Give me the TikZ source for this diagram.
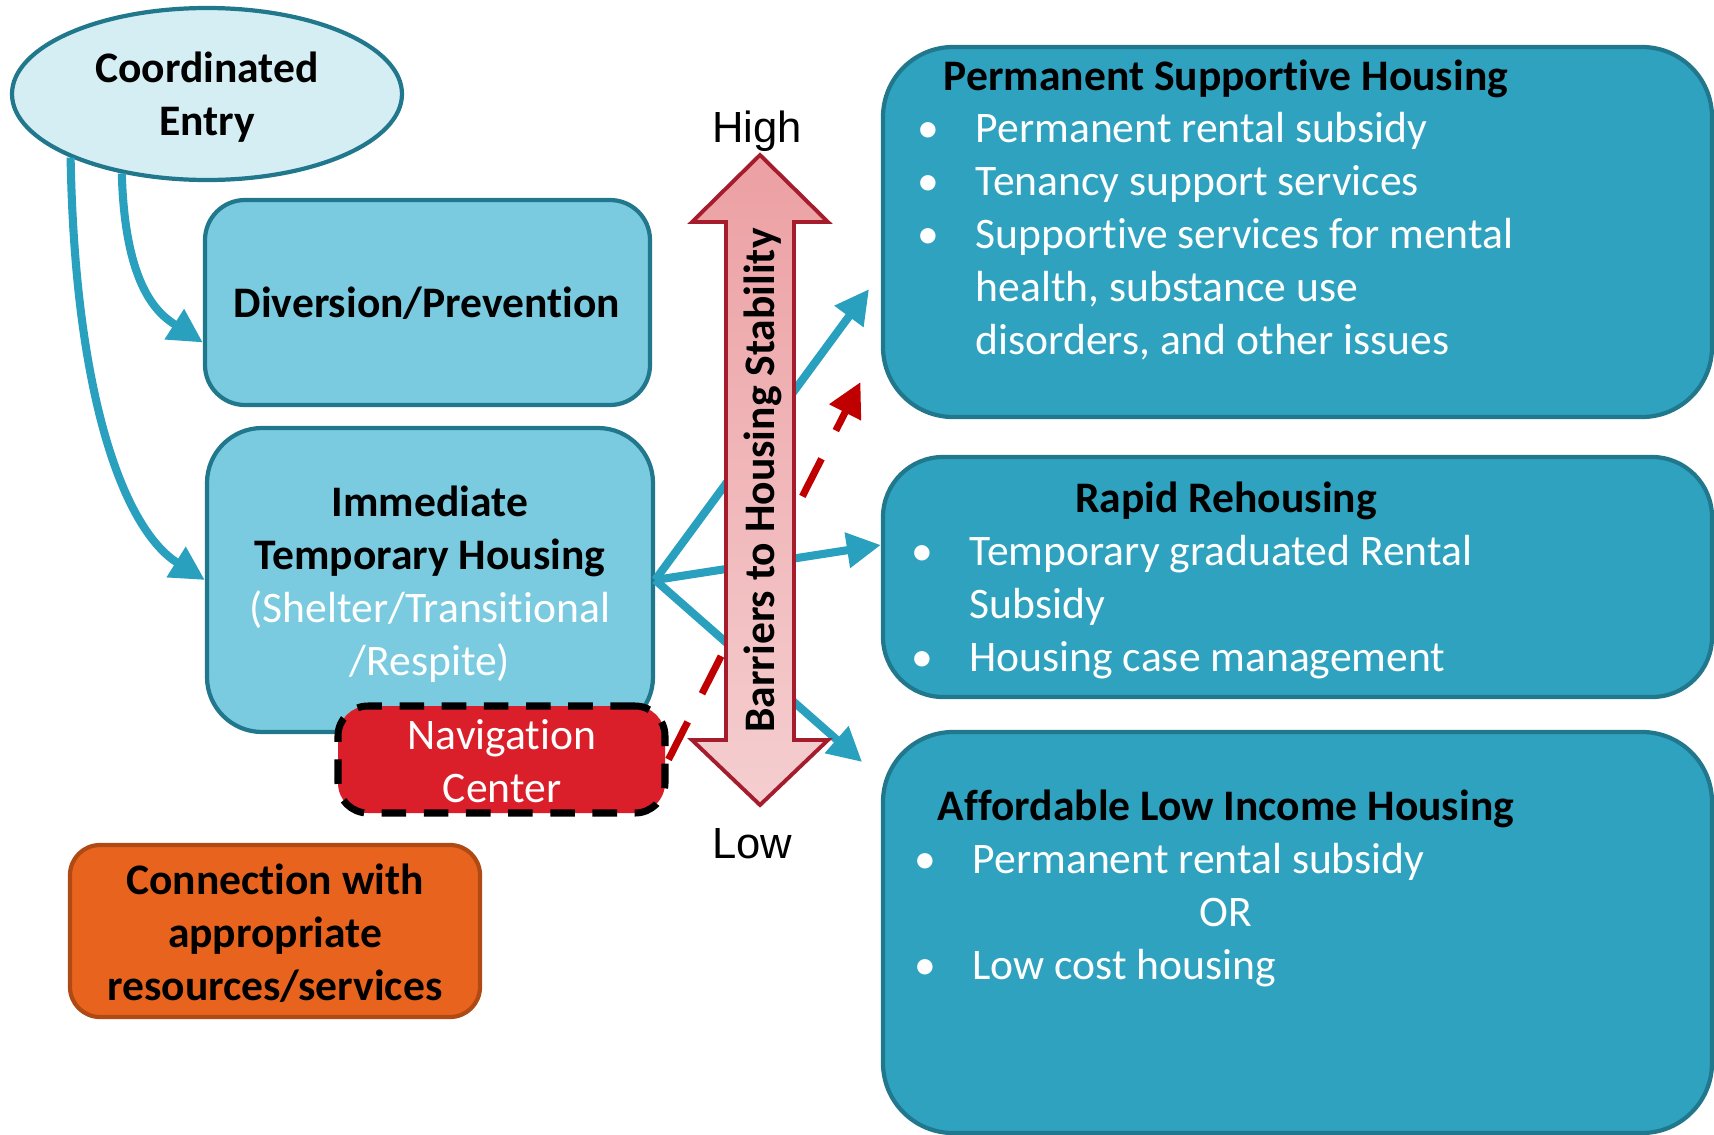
\documentclass[tikz,border=0pt]{standalone}
\usepackage{fontspec}
\setmainfont{Carlito}[Ligatures=NoCommon]
\newfontfamily\arialfont{Liberation Sans}
\usetikzlibrary{shapes.geometric,arrows.meta}

\definecolor{entryfill}{RGB}{213,238,244}
\definecolor{boxline}{RGB}{33,120,140}
\definecolor{lightbox}{RGB}{122,203,224}
\definecolor{darkbox}{RGB}{46,162,191}
\definecolor{flowcol}{RGB}{42,160,191}
\definecolor{navred}{RGB}{218,31,42}
\definecolor{connorange}{RGB}{232,100,30}
\definecolor{connline}{RGB}{176,74,20}
\definecolor{dashred}{RGB}{192,0,0}
\definecolor{barline}{RGB}{165,28,45}
\definecolor{bartop}{RGB}{236,160,163}
\definecolor{barbot}{RGB}{245,206,208}

\newcommand{\bul}{\makebox[0.53cm][l]{\makebox[0.12cm]{\textbullet}}}
\newcommand{\ind}{\hspace*{0.53cm}}

\tikzset{
	rbox/.style={draw=boxline, line width=1.2pt, rounded corners=0.55cm, inner sep=0pt},
	txt/.style={inner sep=0pt, anchor=base, font=\fontsize{12.4}{15.1}\selectfont},
	flow/.style={draw=flowcol, line width=2.3pt, -{Triangle[length=3.4mm,width=3.4mm]}},
}

\begin{document}
\begin{tikzpicture}
	\useasboundingbox (0,0) rectangle (17.14,-11.34);

	%% Boxes
	\node[ellipse, draw=boxline, fill=entryfill, line width=1.2pt, inner sep=0pt,
		minimum width=3.9cm, minimum height=1.72cm] (ce) at (2.07,-0.94) {};
	\node[rbox, fill=lightbox, minimum width=4.45cm, minimum height=2.05cm, rounded corners=0.4cm] (div) at (4.275,-3.025) {};
	\node[rbox, fill=lightbox, minimum width=4.46cm, minimum height=3.04cm] (ith) at (4.30,-5.80) {};
	\node[rbox, draw=connline, fill=connorange, minimum width=4.10cm, minimum height=1.72cm, rounded corners=0.3cm] (conn) at (2.75,-9.31) {};

	\node[rbox, fill=darkbox, minimum width=8.29cm, minimum height=3.70cm, rounded corners=0.7cm] (psh) at (12.975,-2.32) {};
	\node[rbox, fill=darkbox, minimum width=8.29cm, minimum height=2.40cm, rounded corners=0.6cm] (rrh) at (12.975,-5.77) {};
	\node[rbox, fill=darkbox, minimum width=8.29cm, minimum height=4.01cm, rounded corners=0.7cm] (alih) at (12.975,-9.325) {};

	%% Pfeile
	\draw[flow] (ce.223) .. controls (1.25,-2.9) and (1.6,-3.15) .. ([yshift=-0.4cm]div.west);
	\draw[flow] (ce.205) .. controls (0.75,-4.0) and (1.25,-5.3) .. (ith.west);
	\draw[flow, shorten >=2mm] (ith.east) -- ([yshift=-0.41cm]psh.west);
	\draw[flow] (ith.east) -- ([yshift=0.32cm]rrh.west);
	\draw[flow, shorten >=2.5mm] (ith.east) -- ([yshift=1.54cm]alih.west);

	\node[rbox, draw=black, fill=navred, line width=2pt, dash pattern=on 7pt off 5pt,
		minimum width=3.27cm, minimum height=1.07cm, rounded corners=0.3cm] (nav) at (5.015,-7.595) {};
	\draw[draw=dashred, line width=2pt, dash pattern=on 12pt off 9pt, shorten >=4.5mm,
		-{Triangle[length=3.4mm,width=3.4mm]}] (nav.east) -- ([yshift=-1.1cm]psh.west);

	%% Doppelpfeil
	\draw[barline, line width=1.1pt, top color=bartop, bottom color=barbot]
		(7.60,-1.55) -- (8.28,-2.22) -- (7.94,-2.22) -- (7.94,-7.40) -- (8.28,-7.40)
		-- (7.60,-8.05) -- (6.92,-7.40) -- (7.26,-7.40) -- (7.26,-2.22) -- (6.92,-2.22) -- cycle;
	\node[txt, rotate=90] (bar) at (7.74,-4.805) {\bfseries Barriers to Housing Stability};
	\node[txt] (high) at (7.57,-1.42) {\arialfont High};
	\node[txt] (low) at (7.52,-8.58) {\arialfont Low};

	%% Texte links
	\node[txt] (cetxt) at (2.07,-0.82) {\begin{tabular}[t]{@{}c@{}}\bfseries Coordinated\\ \bfseries Entry\end{tabular}};
	\node[txt] (divtxt) at (4.27,-3.17) {\bfseries Diversion/Prevention};
	\node[txt] (ithtxt) at (4.30,-5.16) {\begin{tabular}[t]{@{}c@{}}\bfseries Immediate\\ \bfseries Temporary Housing\\
		\color{white}(Shelter/Transitional\\ \color{white}/Respite)\end{tabular}};
	\node[txt, text=white] (navtxt) at (5.02,-7.49) {\begin{tabular}[t]{@{}c@{}}Navigation\\ Center\end{tabular}};
	\node[txt] (conntxt) at (2.75,-8.94) {\begin{tabular}[t]{@{}c@{}}\bfseries Connection with\\ \bfseries appropriate\\
		\bfseries resources/services\end{tabular}};

	%% Texte rechts
	\node[txt] (pshhead) at (12.26,-0.90) {\bfseries Permanent Supportive Housing};
	\node[txt, anchor=base west, text=white] (pshlist) at (9.22,-1.42) {\begin{tabular}[t]{@{}l@{}}
		\bul Permanent rental subsidy\\
		\bul Tenancy support services\\
		\bul Supportive services for mental\\
		\ind health, substance use\\
		\ind disorders, and other issues\end{tabular}};

	\node[txt] (rrhhead) at (12.26,-5.12) {\bfseries Rapid Rehousing};
	\node[txt, anchor=base west, text=white] (rrhlist) at (9.16,-5.65) {\begin{tabular}[t]{@{}l@{}}
		\bul Temporary graduated Rental\\
		\ind Subsidy\\
		\bul Housing case management\end{tabular}};

	\node[txt] (alihhead) at (12.26,-8.20) {\bfseries Affordable Low Income Housing};
	\node[txt, anchor=base west, text=white] (alih1) at (9.19,-8.73) {\bul Permanent rental subsidy};
	\node[txt, text=white] (alihor) at (12.26,-9.26) {OR};
	\node[txt, anchor=base west, text=white] (alih2) at (9.19,-9.79) {\bul Low cost housing};
\end{tikzpicture}
\end{document}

_ _ _ _ _ _ _

● **WRITTEN TASK**
Leave out the pictures and restate, word for word, the lines from the top of the data through the line containing "(0,0) rectangle (17.14,-11.34);", both included.

● **COMPLETE OUTPUT**
Give me the TikZ source for this diagram.
\documentclass[tikz,border=0pt]{standalone}
\usepackage{fontspec}
\setmainfont{Carlito}[Ligatures=NoCommon]
\newfontfamily\arialfont{Liberation Sans}
\usetikzlibrary{shapes.geometric,arrows.meta}

\definecolor{entryfill}{RGB}{213,238,244}
\definecolor{boxline}{RGB}{33,120,140}
\definecolor{lightbox}{RGB}{122,203,224}
\definecolor{darkbox}{RGB}{46,162,191}
\definecolor{flowcol}{RGB}{42,160,191}
\definecolor{navred}{RGB}{218,31,42}
\definecolor{connorange}{RGB}{232,100,30}
\definecolor{connline}{RGB}{176,74,20}
\definecolor{dashred}{RGB}{192,0,0}
\definecolor{barline}{RGB}{165,28,45}
\definecolor{bartop}{RGB}{236,160,163}
\definecolor{barbot}{RGB}{245,206,208}

\newcommand{\bul}{\makebox[0.53cm][l]{\makebox[0.12cm]{\textbullet}}}
\newcommand{\ind}{\hspace*{0.53cm}}

\tikzset{
	rbox/.style={draw=boxline, line width=1.2pt, rounded corners=0.55cm, inner sep=0pt},
	txt/.style={inner sep=0pt, anchor=base, font=\fontsize{12.4}{15.1}\selectfont},
	flow/.style={draw=flowcol, line width=2.3pt, -{Triangle[length=3.4mm,width=3.4mm]}},
}

\begin{document}
\begin{tikzpicture}
	\useasboundingbox (0,0) rectangle (17.14,-11.34);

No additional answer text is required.